Analysis of mathematical relationships between various parameters of a solenoid coil indicates that the time constant T can be approximately expressed as a function of three parameters: the traction force of a single magnetic pole F, the initial air gap length l, and the power input P. The time constant of a solenoid coil is directly proportional to the product of the traction force and the air gap length and inversely proportional to the electrical power input, EQU T=(2 F l/P
The force F and the air gap length l in the above equation are usually fixed design parameters of the solenoid. Therefore, for given values of the traction force and the air gap length, the time constant is a function of the input power only, to which it is inversely proportional. A fast response solenoid is a high energy solenoid and must have a high power to force ratio, at least during the activation period.
For a given air gap length, increase in the traction force leads to an increase in the time constant, unless the electric power input is increased in the same proportion as the force. Unfortunately, an increase in the electric power input is limited by the ability of the system to reject waste heat generated in the solenoid. Attempts to overcome this difficulty include using forced liquid cooling applied to a coil which is run at high temperature. An increase in the temperature of the coil is, of course, restricted by the ability of its materials to withstand heat. As a result, there is a limit to the amount of energy which can be safely put into a given induction coil.
In small induction coils with large surface to cross-sectional area ratios, reasonably high power to force ratios can be achieved.
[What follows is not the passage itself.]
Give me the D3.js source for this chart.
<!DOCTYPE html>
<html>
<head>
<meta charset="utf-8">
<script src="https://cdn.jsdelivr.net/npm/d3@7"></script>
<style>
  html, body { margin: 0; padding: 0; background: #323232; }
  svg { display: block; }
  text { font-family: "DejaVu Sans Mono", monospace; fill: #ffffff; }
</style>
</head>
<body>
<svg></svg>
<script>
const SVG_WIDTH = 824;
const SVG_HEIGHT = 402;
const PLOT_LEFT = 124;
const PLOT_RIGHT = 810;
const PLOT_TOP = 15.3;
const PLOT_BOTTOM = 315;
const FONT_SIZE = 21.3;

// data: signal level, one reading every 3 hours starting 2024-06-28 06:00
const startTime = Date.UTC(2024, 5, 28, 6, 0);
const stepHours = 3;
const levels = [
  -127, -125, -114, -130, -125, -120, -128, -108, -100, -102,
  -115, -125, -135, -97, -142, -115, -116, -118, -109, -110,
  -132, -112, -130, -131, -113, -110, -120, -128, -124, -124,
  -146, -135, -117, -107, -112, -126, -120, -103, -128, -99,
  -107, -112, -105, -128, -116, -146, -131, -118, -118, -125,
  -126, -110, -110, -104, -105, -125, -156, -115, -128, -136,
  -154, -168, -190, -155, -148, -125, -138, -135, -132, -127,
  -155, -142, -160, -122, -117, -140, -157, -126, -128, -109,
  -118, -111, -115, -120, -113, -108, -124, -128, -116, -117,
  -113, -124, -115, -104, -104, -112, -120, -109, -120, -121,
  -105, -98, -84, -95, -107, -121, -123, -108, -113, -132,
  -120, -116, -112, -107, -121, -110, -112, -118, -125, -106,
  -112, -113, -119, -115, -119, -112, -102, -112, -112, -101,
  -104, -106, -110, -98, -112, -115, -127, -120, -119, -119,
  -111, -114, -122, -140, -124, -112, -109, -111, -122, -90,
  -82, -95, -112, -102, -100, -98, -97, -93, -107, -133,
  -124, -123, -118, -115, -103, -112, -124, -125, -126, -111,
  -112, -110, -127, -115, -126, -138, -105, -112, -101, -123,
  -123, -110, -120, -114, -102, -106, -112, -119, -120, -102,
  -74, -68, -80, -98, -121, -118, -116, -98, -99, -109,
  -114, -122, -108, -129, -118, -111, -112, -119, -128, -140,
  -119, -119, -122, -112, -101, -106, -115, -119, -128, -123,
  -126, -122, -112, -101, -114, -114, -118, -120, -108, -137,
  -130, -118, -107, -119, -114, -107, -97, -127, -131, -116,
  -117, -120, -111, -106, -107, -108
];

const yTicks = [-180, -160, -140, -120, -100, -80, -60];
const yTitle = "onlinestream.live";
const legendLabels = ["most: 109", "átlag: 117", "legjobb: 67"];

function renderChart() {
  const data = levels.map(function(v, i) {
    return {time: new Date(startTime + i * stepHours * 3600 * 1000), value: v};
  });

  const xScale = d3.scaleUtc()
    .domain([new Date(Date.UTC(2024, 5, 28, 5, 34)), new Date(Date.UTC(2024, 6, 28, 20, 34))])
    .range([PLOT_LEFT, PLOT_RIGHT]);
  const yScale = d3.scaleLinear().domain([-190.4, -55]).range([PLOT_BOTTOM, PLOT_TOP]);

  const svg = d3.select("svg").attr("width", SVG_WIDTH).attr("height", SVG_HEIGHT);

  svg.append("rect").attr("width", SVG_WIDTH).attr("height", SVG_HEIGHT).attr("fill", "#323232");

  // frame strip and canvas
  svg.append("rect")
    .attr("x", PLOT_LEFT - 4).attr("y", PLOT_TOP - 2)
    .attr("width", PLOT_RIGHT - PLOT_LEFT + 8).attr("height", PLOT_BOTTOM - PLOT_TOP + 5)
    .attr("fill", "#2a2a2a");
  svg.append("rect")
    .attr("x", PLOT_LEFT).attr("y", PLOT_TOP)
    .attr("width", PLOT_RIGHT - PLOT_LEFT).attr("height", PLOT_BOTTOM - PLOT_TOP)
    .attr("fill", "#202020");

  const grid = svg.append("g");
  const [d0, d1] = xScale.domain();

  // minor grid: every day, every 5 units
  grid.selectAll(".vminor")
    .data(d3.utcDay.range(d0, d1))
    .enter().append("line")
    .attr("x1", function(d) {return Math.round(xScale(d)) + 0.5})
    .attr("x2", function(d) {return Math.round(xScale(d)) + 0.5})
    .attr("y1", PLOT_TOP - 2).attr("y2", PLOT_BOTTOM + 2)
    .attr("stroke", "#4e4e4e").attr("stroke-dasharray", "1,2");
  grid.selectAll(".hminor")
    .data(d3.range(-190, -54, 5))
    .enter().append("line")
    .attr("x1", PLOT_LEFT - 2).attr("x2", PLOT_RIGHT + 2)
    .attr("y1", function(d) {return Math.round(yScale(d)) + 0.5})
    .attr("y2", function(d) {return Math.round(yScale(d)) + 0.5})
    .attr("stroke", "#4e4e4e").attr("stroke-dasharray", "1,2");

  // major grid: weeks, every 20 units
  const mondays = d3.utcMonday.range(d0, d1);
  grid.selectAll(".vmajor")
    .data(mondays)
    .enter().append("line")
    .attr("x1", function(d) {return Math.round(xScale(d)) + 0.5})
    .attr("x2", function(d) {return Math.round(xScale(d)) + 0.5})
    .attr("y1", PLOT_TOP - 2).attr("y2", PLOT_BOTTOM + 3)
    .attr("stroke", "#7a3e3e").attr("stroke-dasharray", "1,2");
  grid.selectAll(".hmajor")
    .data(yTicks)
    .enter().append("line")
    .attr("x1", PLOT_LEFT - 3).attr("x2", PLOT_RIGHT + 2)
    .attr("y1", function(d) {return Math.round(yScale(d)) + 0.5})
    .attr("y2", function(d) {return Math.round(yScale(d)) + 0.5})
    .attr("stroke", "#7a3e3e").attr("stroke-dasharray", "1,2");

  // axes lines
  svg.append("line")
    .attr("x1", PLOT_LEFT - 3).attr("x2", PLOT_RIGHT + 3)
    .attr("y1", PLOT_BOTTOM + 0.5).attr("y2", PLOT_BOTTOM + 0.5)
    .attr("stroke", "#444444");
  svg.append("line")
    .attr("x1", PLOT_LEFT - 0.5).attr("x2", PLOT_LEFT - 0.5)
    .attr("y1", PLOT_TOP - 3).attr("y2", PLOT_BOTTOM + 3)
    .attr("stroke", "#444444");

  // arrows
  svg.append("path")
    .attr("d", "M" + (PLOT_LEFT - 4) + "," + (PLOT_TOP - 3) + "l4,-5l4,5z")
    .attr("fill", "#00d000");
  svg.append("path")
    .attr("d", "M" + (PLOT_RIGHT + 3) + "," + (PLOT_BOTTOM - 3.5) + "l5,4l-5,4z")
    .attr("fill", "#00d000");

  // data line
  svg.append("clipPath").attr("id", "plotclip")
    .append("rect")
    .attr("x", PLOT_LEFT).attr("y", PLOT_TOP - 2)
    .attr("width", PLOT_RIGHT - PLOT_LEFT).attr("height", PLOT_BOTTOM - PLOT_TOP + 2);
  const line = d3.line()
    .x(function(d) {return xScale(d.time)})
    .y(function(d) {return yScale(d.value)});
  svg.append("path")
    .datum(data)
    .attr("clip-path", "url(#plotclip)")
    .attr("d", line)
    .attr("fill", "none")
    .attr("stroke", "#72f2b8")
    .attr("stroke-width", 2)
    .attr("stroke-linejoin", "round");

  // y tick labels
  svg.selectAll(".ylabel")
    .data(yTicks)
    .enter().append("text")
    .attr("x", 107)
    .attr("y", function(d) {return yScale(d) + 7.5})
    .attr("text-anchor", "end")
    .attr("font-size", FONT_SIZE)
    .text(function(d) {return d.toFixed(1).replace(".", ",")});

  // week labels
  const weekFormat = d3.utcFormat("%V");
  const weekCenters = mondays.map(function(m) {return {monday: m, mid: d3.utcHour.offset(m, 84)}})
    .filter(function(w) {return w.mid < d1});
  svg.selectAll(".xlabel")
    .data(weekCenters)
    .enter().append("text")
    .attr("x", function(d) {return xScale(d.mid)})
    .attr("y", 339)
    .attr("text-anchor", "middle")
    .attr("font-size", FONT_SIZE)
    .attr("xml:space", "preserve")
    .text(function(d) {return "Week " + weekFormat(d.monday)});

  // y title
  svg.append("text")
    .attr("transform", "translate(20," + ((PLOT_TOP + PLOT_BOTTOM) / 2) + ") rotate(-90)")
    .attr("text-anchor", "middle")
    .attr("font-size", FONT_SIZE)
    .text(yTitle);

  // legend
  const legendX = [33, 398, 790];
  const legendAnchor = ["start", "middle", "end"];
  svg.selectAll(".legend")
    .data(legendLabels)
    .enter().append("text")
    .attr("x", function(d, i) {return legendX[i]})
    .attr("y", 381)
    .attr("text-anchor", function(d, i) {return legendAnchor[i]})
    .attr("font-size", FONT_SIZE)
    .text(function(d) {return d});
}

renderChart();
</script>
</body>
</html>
It is much more difficult, however, to achieve such favorable power to force ratios in large coils designed for large traction forces. One of the main reasons for this is that, if we attempt to prevent an increase in the time constant by increasing the power input at the same rate as the traction force, there is no corresponding increase in the volume and outer surface of the copper wire in which the heat is generated. Because of that the heat transfer conditions grow progressively worse and the coil overheats. As a result, large induction coils usually are restricted to smaller power to force ratios and have larger time constants than those which can be achieved in small coils.
The force to the moving mass ratio, usually, declines with increase in the force and size of the coil. This is due to the fact that the increase in force is proportional to the increase in the face area of the armature, while the moving mass is proportional to the volume of the armature which, due to a corresponding increase in its length, grows faster than the face area. This leads to smaller accelerations and, consequently, longer travel times in larger coils. Therefore, the response of a conventional solenoid becomes slower with increase in the force and size of the solenoid coil, due to concurrent increase in time constant and decrease in acceleration.
The prior art also teaches helical solenoid actuators as described in "Helenoid Actuators - A New Concept in Extremely Fast Acting Solenoids" by A. H. Seilly, Society of Automotive Engineers Technical Paper 790119, 1979. This construction uses a single magnetic core which is elongated and wound into a helical shape. The shape is generally of an E-shaped solenoid extended in a direction perpendicular to the three prong extensions of the E-shape. Such a shape is relatively difficult to fabricate and causes a certain amount of flux leakage which is then unavailable for creating armature movement. These are some of the problems this invention overcomes.